Exercise: Output, please, exactly those lines of the listing that come before the line with "plt.rcParams['font.family'] = ['Liberation", along with that line itself.

Task data:
··········

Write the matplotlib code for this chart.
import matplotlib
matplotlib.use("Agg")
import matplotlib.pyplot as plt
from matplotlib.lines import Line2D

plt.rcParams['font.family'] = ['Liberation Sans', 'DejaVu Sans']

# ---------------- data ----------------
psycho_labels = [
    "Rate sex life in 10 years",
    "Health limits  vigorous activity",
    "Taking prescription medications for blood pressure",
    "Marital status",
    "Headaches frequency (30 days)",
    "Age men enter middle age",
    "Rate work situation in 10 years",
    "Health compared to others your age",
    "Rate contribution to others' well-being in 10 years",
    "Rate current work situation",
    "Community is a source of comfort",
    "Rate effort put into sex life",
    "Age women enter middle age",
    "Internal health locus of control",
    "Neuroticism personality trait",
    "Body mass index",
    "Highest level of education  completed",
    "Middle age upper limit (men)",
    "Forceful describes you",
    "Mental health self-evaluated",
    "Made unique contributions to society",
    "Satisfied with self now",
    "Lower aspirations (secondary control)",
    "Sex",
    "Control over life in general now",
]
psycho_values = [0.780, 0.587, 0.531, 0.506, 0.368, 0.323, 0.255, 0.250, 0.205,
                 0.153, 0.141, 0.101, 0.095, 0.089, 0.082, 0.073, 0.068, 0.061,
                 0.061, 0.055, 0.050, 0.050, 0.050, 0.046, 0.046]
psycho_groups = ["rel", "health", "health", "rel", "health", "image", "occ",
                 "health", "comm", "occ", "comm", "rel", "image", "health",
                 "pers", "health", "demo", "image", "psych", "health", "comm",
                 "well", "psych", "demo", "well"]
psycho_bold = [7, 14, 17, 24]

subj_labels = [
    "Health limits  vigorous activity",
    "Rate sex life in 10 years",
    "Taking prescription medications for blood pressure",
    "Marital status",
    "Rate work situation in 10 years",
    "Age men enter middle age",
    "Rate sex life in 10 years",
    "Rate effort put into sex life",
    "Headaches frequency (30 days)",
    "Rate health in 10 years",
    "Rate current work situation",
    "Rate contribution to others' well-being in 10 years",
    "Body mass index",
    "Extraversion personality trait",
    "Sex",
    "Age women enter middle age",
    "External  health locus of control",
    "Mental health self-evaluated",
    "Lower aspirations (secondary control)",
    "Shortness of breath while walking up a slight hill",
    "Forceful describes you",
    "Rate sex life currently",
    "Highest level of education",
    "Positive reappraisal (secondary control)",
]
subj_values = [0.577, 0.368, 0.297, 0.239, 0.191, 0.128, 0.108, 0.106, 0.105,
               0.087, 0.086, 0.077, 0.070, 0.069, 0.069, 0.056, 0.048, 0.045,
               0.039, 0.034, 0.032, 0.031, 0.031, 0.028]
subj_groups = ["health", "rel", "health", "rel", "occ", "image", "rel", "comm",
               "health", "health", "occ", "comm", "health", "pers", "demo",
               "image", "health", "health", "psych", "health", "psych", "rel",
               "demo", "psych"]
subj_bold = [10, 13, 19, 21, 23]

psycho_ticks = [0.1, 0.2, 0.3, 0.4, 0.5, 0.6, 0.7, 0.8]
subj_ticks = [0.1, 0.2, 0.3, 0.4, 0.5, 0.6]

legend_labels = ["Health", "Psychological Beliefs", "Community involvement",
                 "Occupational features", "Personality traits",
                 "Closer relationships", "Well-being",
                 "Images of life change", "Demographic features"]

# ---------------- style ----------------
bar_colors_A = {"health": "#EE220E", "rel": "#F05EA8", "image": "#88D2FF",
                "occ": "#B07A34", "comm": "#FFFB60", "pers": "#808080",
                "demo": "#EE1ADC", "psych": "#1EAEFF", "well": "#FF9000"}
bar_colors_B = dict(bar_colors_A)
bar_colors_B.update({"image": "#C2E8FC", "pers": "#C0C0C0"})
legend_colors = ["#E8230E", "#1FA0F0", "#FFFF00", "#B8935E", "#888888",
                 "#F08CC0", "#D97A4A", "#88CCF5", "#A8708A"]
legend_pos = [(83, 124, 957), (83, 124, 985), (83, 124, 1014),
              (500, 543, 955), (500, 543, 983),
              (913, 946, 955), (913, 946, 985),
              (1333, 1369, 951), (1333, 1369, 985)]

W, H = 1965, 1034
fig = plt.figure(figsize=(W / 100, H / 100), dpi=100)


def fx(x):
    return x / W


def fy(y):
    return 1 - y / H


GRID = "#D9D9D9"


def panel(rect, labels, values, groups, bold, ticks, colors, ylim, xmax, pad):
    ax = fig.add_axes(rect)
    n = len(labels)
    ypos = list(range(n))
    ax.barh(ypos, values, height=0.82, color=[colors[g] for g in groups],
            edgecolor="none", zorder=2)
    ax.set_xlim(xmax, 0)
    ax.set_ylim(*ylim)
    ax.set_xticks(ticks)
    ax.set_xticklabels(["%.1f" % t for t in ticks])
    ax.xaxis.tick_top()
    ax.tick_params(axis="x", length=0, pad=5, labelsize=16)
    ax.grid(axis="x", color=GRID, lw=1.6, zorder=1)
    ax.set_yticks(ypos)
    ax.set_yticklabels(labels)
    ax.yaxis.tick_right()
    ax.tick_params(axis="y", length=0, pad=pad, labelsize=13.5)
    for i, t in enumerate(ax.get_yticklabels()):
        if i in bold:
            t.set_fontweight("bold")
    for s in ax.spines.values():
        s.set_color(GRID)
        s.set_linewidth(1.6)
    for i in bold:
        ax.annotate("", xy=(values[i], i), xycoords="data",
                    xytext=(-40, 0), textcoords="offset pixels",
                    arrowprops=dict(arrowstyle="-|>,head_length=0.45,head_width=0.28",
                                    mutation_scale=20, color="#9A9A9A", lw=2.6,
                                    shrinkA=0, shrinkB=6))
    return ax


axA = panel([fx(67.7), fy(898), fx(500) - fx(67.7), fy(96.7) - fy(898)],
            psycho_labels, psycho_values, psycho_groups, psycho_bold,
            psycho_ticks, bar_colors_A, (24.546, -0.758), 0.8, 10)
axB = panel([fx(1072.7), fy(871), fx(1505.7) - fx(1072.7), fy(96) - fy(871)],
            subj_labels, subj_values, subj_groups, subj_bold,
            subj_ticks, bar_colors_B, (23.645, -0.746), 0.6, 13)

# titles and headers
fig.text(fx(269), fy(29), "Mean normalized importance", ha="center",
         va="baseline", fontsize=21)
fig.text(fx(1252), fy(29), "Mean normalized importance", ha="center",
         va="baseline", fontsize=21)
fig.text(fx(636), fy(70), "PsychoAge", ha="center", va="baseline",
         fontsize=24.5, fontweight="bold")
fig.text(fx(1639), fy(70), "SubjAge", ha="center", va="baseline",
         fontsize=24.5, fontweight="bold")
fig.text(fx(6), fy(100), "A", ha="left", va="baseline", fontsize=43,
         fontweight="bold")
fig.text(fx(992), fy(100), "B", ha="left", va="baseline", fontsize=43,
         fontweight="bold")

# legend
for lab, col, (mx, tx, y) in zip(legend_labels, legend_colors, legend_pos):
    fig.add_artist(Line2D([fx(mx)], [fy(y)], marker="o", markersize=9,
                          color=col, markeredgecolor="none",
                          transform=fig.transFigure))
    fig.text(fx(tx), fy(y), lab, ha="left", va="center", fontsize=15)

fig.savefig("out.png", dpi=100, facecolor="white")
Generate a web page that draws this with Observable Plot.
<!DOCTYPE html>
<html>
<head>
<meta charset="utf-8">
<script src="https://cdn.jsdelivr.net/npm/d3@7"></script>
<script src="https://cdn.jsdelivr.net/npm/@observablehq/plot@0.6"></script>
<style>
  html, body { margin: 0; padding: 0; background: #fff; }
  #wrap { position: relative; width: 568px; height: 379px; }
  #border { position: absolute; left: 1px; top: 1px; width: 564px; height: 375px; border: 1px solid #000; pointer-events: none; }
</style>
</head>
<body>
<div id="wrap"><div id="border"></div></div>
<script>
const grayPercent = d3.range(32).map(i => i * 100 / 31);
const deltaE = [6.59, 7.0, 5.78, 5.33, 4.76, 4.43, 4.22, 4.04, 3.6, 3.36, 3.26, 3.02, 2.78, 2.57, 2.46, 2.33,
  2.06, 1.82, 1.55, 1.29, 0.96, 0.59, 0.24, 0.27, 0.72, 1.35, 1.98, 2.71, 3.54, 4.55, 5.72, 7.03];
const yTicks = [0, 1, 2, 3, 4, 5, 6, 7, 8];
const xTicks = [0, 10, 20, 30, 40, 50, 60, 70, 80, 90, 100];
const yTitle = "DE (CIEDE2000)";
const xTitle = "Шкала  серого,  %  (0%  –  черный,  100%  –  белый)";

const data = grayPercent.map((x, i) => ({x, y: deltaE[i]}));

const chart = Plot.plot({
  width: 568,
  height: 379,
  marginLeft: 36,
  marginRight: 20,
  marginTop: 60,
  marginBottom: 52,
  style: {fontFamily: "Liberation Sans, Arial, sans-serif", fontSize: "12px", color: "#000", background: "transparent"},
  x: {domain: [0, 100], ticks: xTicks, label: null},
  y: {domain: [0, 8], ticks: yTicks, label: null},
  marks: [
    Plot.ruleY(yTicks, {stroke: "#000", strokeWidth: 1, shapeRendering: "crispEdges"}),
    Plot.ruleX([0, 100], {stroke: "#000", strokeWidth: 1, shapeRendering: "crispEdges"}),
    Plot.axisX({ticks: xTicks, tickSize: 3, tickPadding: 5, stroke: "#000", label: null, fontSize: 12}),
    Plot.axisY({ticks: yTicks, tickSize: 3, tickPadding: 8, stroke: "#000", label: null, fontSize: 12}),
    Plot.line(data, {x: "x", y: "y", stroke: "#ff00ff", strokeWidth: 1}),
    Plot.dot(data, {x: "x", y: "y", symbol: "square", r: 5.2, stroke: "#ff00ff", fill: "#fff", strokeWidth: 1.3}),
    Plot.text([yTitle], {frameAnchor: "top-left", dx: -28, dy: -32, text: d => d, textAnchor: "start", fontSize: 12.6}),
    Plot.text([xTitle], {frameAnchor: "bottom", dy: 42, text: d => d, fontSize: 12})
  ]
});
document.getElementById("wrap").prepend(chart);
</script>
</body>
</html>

··········

The answer:
Write the matplotlib code for this chart.
import matplotlib
matplotlib.use("Agg")
import matplotlib.pyplot as plt
from matplotlib.lines import Line2D

plt.rcParams['font.family'] = ['Liberation Sans', 'DejaVu Sans']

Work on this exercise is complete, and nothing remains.